The attacker’s fiancée received an eight-year sentence for “complicity in homicide,” while a student was handed three years. The assailant’s sister was sentenced to one year. Two other defendants received seven and 15 years, with the longest term issued to a defendant convicted after fleeing justice, lawyer Nizar Ayed said. Defence teams are expected to appeal.
The shootings unfolded on May 9, 2023, when a National Guard officer first killed a colleague at a security facility in Aghir before heading toward the synagogue area during the annual Jewish pilgrimage period. He opened fire near the site, killing two Jewish worshippers — Tunisian Aviel Haddad and his French cousin Benjamin — as well as members of the security forces before he was shot dead by officers, according to reporting at the time.
The attack left five dead excluding the assailant and wounded several officers, with two later dying of injuries, making it one of Tunisia’s most serious security incidents in recent years affecting a religious minority site.
Ayed said the gunman appeared to have acted “as a lone wolf,” a characterization echoed by parts of earlier security analysis, though full motive details have remained limited in official public disclosures. Relatives of some convicted defendants have argued they were not involved in planning violence, with one family saying they had merely rented accommodation to the assailant.
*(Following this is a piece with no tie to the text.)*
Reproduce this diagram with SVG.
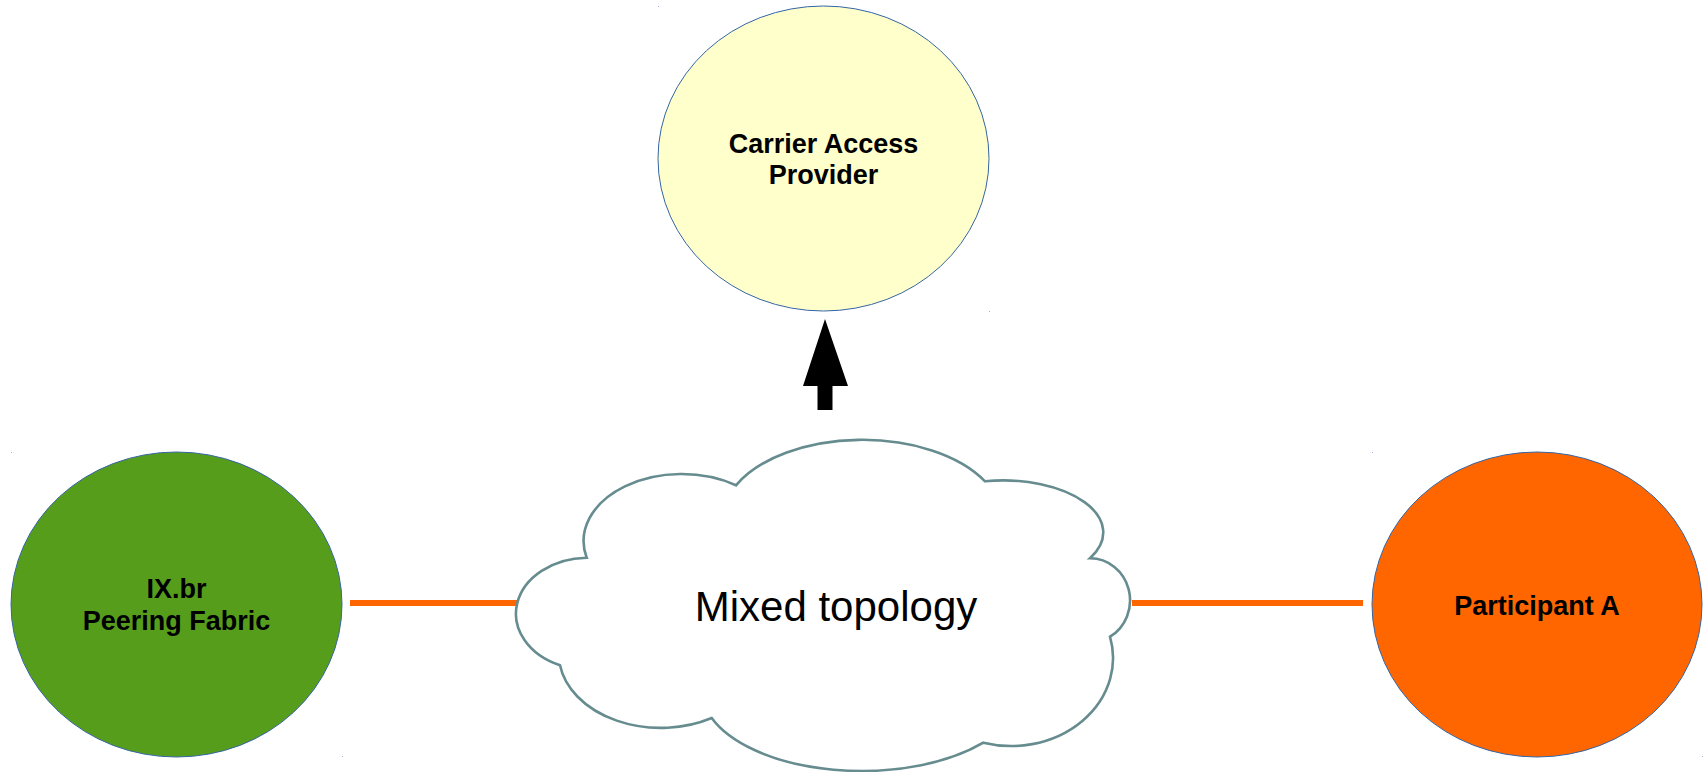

The ruling comes as Tunisia’s small but historic Jewish community, concentrated largely in Djerba continues to navigate tighter security concerns around religious events. The El Ghriba pilgrimage has been scaled back in recent years amid regional tensions and fears of renewed violence.
Community leaders have repeatedly called for calm and protection of interfaith coexistence, while authorities have emphasized security deployments at sensitive sites. For many Tunisians, the verdict is being watched as a test of accountability in a case that shook both the island and the country’s image of religious pluralism.